Issues Paper and Stakeholder Forum
On 30 March 2017, the Reserve Bank released an Issues Paper setting out the rationale of the IPSA Review, the intended process for the review and a range of potential issues identified. On 13 April 2017, the Reserve Bank hosted stakeholder discussion forums in Auckland and Wellington to provide an opportunity for stakeholders to discuss the Issues Paper and the review in general.
The Reserve Bank sought written submissions during a consultation period lasting from 30 March 2017 to 30 June 2017. The Reserve Bank received 42 submissions and, on 17 October 2017, released a feedback statement on the submissions.
International Monetary Fund Report
In April 2016, the International Monetary Fund (IMF) announced that it would undertake a comprehensive review of New Zealand’s financial system as part of its Financial Sector Assessment Programme (FSAP).
In May 2017, IMF released its FSAP findings and report as well as individual FSAP reports on a variety of relevant topics and sectors, in particular a report on the insurance sector (the IMF Report). The IMF Report is a detailed assessment of New Zealand’s regime, benchmarked against the 'Insurance Core Principles' issued by the International Association of Insurance Supervisors.
The Reserve Bank stated that it would consider the IMF Report as part of its IPSA Review. The IMF Report on the insurance sector noted that the decision to regulate New Zealand's insurance sector was based on the recommendations of a working group established in 2005, partly in response to one of the recommendations from the 2003–2004 New Zealand FSAP.
For all documentation produced during Phase 1 of the IPSA Review, please see the Reserve Bank's IPSA Review page.
The feedback statement released by the Reserve Bank on 17 October 2017 set out an indicative timetable for Phase 2 of the IPSA Review, indicating an approximate 21 month period beginning in October 2017 and ending in mid-2019 before the Reserve Bank would be ready to publish a final 'Options Paper'. This timetable included provision for three rounds of consultation.
However, following a prioritisation exercise, the Reserve Bank had initially suspended the review in April 2018 with the intention that the decision would be considered quarterly, and the review be resumed in due course. The Reserve Bank of New Zealand relaunched the IPSA Review on 14 September 2020.
The Reserve Bank intends to release an initial overview policy paper in October 2020 and release subsequent consultation papers on various components of the review during 2021 to 2023. The Reserve Bank envisages a staggered implementation of changes, from easily implementable operational changes to legislative changes. The Reserve Bank's estimated completion date is 2024.
Policy Paper and Consultation Paper
The Reserve Bank announced that it will publish a policy paper outlining the resumption of the IPSA Review, and objectives and topics to be covered in early October. It will provide an updated overview explaining objectives, topics to be covered and an indicative timetable.

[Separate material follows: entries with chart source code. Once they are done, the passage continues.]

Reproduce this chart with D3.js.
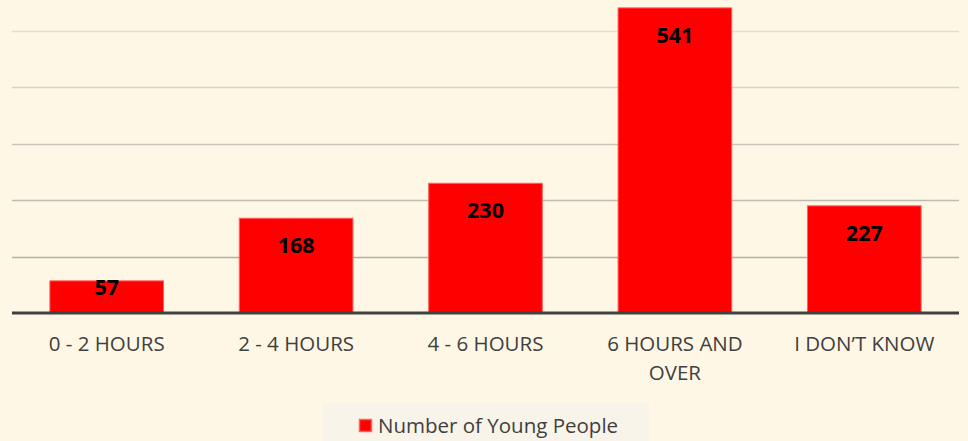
<!DOCTYPE html>
<html>
<head>
<meta charset="utf-8">
<script src="https://cdn.jsdelivr.net/npm/d3@7"></script>
<style>
  body { margin: 0; background: #fef7e6; }
  svg { display: block; font-family: "Open Sans", sans-serif; }
</style>
</head>
<body>
<svg></svg>
<script>
// data
let categories = ["0 - 2 HOURS", "2 - 4 HOURS", "4 - 6 HOURS", "6 HOURS AND|OVER", "I DON\u2019T KNOW"];
let barHeights = [57, 168, 230, 541, 190];   // heights as drawn in the picture
let dataLabels = ["57", "168", "230", "541", "227"]; // printed labels
let gridTicks = [100, 200, 300, 400, 500];
let seriesName = "Number of Young People";

let width = 968,
    height = 441;

let margin = { left: 12, right: 9, base: 313 };

let svg = d3.select("svg")
            .attr("width", width)
            .attr("height", height);

svg.append("rect")
   .attr("width", width)
   .attr("height", height)
   .attr("fill", "#fef7e6");

// scales
let xScale = d3.scaleBand()
              .domain(categories)
              .range([margin.left, width - margin.right])
              .paddingInner(0.4)
              .paddingOuter(0.2);

let yScale = d3.scaleLinear()
              .domain([0, 600])
              .range([margin.base, margin.base - 600 * 0.564]);

let gridColor = d3.scaleLinear()
                  .domain([100, 500])
                  .range(["#b4afa5", "#e2ddd1"]);

// gridlines
svg.append("g")
   .selectAll("line")
   .data(gridTicks)
   .enter()
   .append("line")
   .attr("x1", margin.left)
   .attr("x2", width - margin.right)
   .attr("y1", d => Math.round(yScale(d)) + 0.5)
   .attr("y2", d => Math.round(yScale(d)) + 0.5)
   .attr("stroke", d => gridColor(d))
   .attr("stroke-width", 1.5);

// bars
svg.append("g")
   .selectAll("rect")
   .data(barHeights)
   .enter()
   .append("rect")
   .attr("x", (d, i) => xScale(categories[i]))
   .attr("y", d => yScale(d))
   .attr("width", xScale.bandwidth())
   .attr("height", d => yScale(0) - yScale(d))
   .attr("fill", "#ff0000")
   .attr("stroke", "#ff6060")
   .attr("stroke-width", 1);

// data labels
svg.append("g")
   .selectAll("text")
   .data(barHeights)
   .enter()
   .append("text")
   .attr("x", (d, i) => xScale(categories[i]) + xScale.bandwidth() / 2)
   .attr("y", d => Math.min(yScale(d) + 35, yScale(0) - 18))
   .attr("text-anchor", "middle")
   .attr("font-size", 21.5)
   .attr("font-weight", "bold")
   .attr("fill", "#000")
   .text((d, i) => dataLabels[i]);

// x axis line
svg.append("line")
   .attr("x1", margin.left)
   .attr("x2", width - margin.right)
   .attr("y1", yScale(0))
   .attr("y2", yScale(0))
   .attr("stroke", "#404040")
   .attr("stroke-width", 3);

// category labels
let catLabels = svg.append("g")
   .selectAll("text")
   .data(categories)
   .enter()
   .append("text")
   .attr("x", d => xScale(d) + xScale.bandwidth() / 2)
   .attr("y", 351)
   .attr("text-anchor", "middle")
   .attr("font-size", 20.5)
   .attr("fill", "#404040");

catLabels.each(function(d) {
  let lines = d.split("|");
  let t = d3.select(this);
  lines.forEach((l, i) => {
    t.append("tspan")
     .attr("x", xScale(d) + xScale.bandwidth() / 2)
     .attr("dy", i === 0 ? 0 : 28.5)
     .text(l);
  });
});

// legend
let legend = svg.append("g");

legend.append("rect")
      .attr("x", 323)
      .attr("y", 403)
      .attr("width", 326)
      .attr("height", 40)
      .attr("fill", "#f8f4e9");

legend.append("rect")
      .attr("x", 359.5)
      .attr("y", 419.5)
      .attr("width", 12)
      .attr("height", 12)
      .attr("fill", "#ff0000")
      .attr("stroke", "#ff6060")
      .attr("stroke-width", 1.5);

legend.append("text")
      .attr("x", 378)
      .attr("y", 433)
      .attr("font-size", 20.5)
      .attr("fill", "#404040")
      .text(seriesName);
</script>
</body>
</html>
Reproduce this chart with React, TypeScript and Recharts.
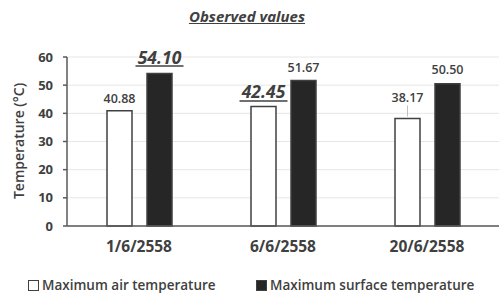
import { BarChart, Bar, XAxis, YAxis, CartesianGrid, LabelList, Label } from 'recharts';

const dates = ['1/6/2558', '6/6/2558', '20/6/2558'];
const airTemp = [40.88, 42.45, 38.17];
const surfaceTemp = [54.1, 51.67, 50.5];
const yTicks = [0, 10, 20, 30, 40, 50, 60];

const data = dates.map((date, i) => ({ date, air: airTemp[i], surface: surfaceTemp[i] }));

const FONT = '"Open Sans", sans-serif';
const TEXT = '#404040';

// extra lift of a label above its bar, per point (only 38.17 has a leader line)
const airLift = [0, 0, 8];
const surfaceLift = [2, 0, 2];

function makeLabel(values: number[], lift: number[]) {
  const maxIdx = values.indexOf(Math.max(...values));
  return (props: any) => {
    const { x, y, width, index, value } = props;
    const cx = x + width / 2;
    const big = index === maxIdx;
    const base = y - 8 - lift[index];
    const txt = Number(value).toFixed(2);
    if (big) {
      const w = 48;
      return (
        <g>
          <text x={cx} y={base} textAnchor="middle" fontFamily={FONT} fontSize={17.5} fontWeight={700} fontStyle="italic" fill={TEXT}>
            {txt}
          </text>
          <line x1={cx - w / 2} x2={cx + w / 2} y1={base + 2.5} y2={base + 2.5} stroke={TEXT} strokeWidth={1.5} />
        </g>
      );
    }
    return (
      <g>
        <text x={cx} y={base} textAnchor="middle" fontFamily={FONT} fontSize={12.5} fontWeight={600} fill={TEXT}>
          {txt}
        </text>
        {lift[index] > 4 && (
          <line x1={cx} x2={cx} y1={base + 3} y2={y - 2} stroke="#bfbfbf" strokeWidth={1} />
        )}
      </g>
    );
  };
}

export default function App() {
  return (
    <div style={{ position: 'absolute', left: 0, top: 0, width: 499, height: 296, background: '#fff' }}>
      <div
        style={{
          position: 'absolute',
          top: 6,
          left: 0,
          width: 494,
          textAlign: 'center',
          fontFamily: FONT,
          fontSize: 15,
          fontWeight: 700,
          fontStyle: 'italic',
          textDecoration: 'underline',
          color: TEXT,
        }}
      >
        Observed values
      </div>
      <BarChart
        width={499}
        height={296}
        data={data}
        margin={{ top: 57, right: 0, left: 0, bottom: 40 }}
        barCategoryGap={40}
        barGap={15}
        barSize={25}
      >
        <CartesianGrid vertical={false} stroke="#e6e6e6" />
        <XAxis
          dataKey="date"
          height={30}
          tickLine={false}
          axisLine={{ stroke: '#595959', strokeWidth: 1.5 }}
          tick={{ fontFamily: FONT, fontSize: 15.5, fontWeight: 700, fill: TEXT }}
          tickMargin={9}
        />
        <YAxis
          width={67}
          domain={[0, 60]}
          ticks={yTicks}
          tickSize={4}
          tickMargin={10}
          axisLine={{ stroke: '#595959', strokeWidth: 1.5 }}
          tickLine={{ stroke: '#595959', strokeWidth: 1.5 }}
          tick={{ fontFamily: FONT, fontSize: 13, fontWeight: 700, fill: TEXT }}
        >
          <Label
            content={() => (
              <text
                x={0}
                y={0}
                transform="translate(24,141) rotate(-90)"
                textAnchor="middle"
                fontFamily={FONT}
                fontSize={14}
                fontWeight={600}
                fill={TEXT}
              >
                Temperature (°C)
              </text>
            )}
          />
        </YAxis>
        <Bar dataKey="air" fill="#ffffff" stroke="#404040" strokeWidth={1.5} isAnimationActive={false}>
          <LabelList dataKey="air" content={makeLabel(airTemp, airLift)} />
        </Bar>
        <Bar dataKey="surface" fill="#262626" stroke="#404040" strokeWidth={1.5} isAnimationActive={false}>
          <LabelList dataKey="surface" content={makeLabel(surfaceTemp, surfaceLift)} />
        </Bar>
      </BarChart>
      <div
        style={{
          position: 'absolute',
          top: 276,
          left: 0,
          width: 499,
          fontFamily: FONT,
          fontSize: 13.5,
          fontWeight: 600,
          color: TEXT,
        }}
      >
        <div style={{ position: 'absolute', left: 28, display: 'flex', alignItems: 'center', gap: 3 }}>
          <span style={{ width: 9, height: 9, border: '1px solid #404040', background: '#fff', display: 'inline-block' }} />
          Maximum air temperature
        </div>
        <div style={{ position: 'absolute', left: 256, display: 'flex', alignItems: 'center', gap: 3 }}>
          <span style={{ width: 9, height: 9, border: '1px solid #404040', background: '#262626', display: 'inline-block' }} />
          Maximum surface temperature
        </div>
      </div>
    </div>
  );
}
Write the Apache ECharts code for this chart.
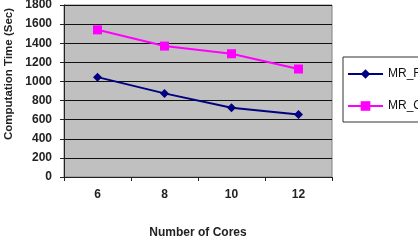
<!DOCTYPE html>
<html>
<head>
<meta charset="utf-8">
<script src="https://cdn.jsdelivr.net/npm/echarts@6/dist/echarts.min.js"></script>
<style>
  html, body { margin: 0; padding: 0; background: #fff; }
  #chart { width: 418px; height: 246px; }
</style>
</head>
<body>
<div id="chart"></div>
<script>
const cores = ['6', '8', '10', '12']
const mrFast = [1045, 875, 725, 655]
const mrC = [1540, 1370, 1290, 1130]
const seriesNames = ['MR_FCM', 'MR_CM']

const chart = echarts.init(document.getElementById('chart'))

const labelFont = {
  fontFamily: 'Liberation Sans',
  fontWeight: 'bold',
  fontSize: 12,
  color: '#222'
}

const option = {
  animation: false,
  backgroundColor: '#fff',
  grid: {
    left: 64,
    right: 86,
    top: 5,
    bottom: 69,
    outerBoundsMode: 'none',
    containLabel: false,
    show: true,
    backgroundColor: '#c0c0c0',
    borderColor: '#808080',
    borderWidth: 1
  },
  legend: {
    orient: 'vertical',
    left: 343,
    top: 57,
    padding: [11, 80, 10, 4],
    itemWidth: 35,
    itemHeight: 12,
    itemGap: 20,
    borderColor: '#333',
    borderWidth: 1,
    textStyle: {
      fontFamily: 'Liberation Sans',
      fontSize: 12,
      color: '#111'
    },
    data: seriesNames
  },
  xAxis: {
    type: 'category',
    data: cores,
    boundaryGap: true,
    name: 'Number of Cores',
    nameLocation: 'middle',
    nameGap: 50,
    nameTextStyle: labelFont,
    axisLine: { lineStyle: { color: '#222', width: 1 } },
    axisTick: { show: true, length: 4, lineStyle: { color: '#222' } },
    axisLabel: Object.assign({ margin: 12 }, labelFont),
    splitLine: { show: false }
  },
  yAxis: {
    type: 'value',
    min: 0,
    max: 1800,
    interval: 200,
    name: 'Computation Time (Sec)',
    nameLocation: 'middle',
    nameGap: 46,
    nameTextStyle: Object.assign({ padding: [0, 0, 0, 34] }, labelFont, { fontSize: 11.5 }),
    axisLine: { show: true, lineStyle: { color: '#222', width: 1 } },
    axisTick: { show: true, length: 4, lineStyle: { color: '#222' } },
    axisLabel: Object.assign({ margin: 12, formatter: v => String(v) }, labelFont),
    splitLine: { lineStyle: { color: '#111', width: 1 } }
  },
  series: [
    {
      name: seriesNames[0],
      type: 'line',
      data: mrFast,
      symbol: 'diamond',
      symbolSize: 9,
      lineStyle: { color: '#000080', width: 2 },
      itemStyle: { color: '#000080' }
    },
    {
      name: seriesNames[1],
      type: 'line',
      data: mrC,
      symbol: 'rect',
      symbolSize: 9,
      lineStyle: { color: '#ff00ff', width: 2 },
      itemStyle: { color: '#ff00ff' }
    }
  ]
}

chart.setOption(option)
</script>
</body>
</html>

The Reserve Bank also announced that it will release a consultation paper on principles to guide a review of solvency standards. Solvency standards define the amount of capital an insurer is required to hold to protect against costs from unforeseen events. The solvency standards are issued under section 55 of IPSA - one or more solvency standards may apply to a licensed insurer under the licensed insurer's conditions of licence.
The Reserve Bank last consulted on the solvency standards in 2018, in response to the introduction of the accounting standard NZ IFRS 16. The over-arching consideration for the review of solvency standards will be an assessment of the impact of the introduction of IFRS 17. IFRS 17 is the international financial reporting standard that, by 1 January 2023, will replace IFRS 4 on accounting for insurance contracts.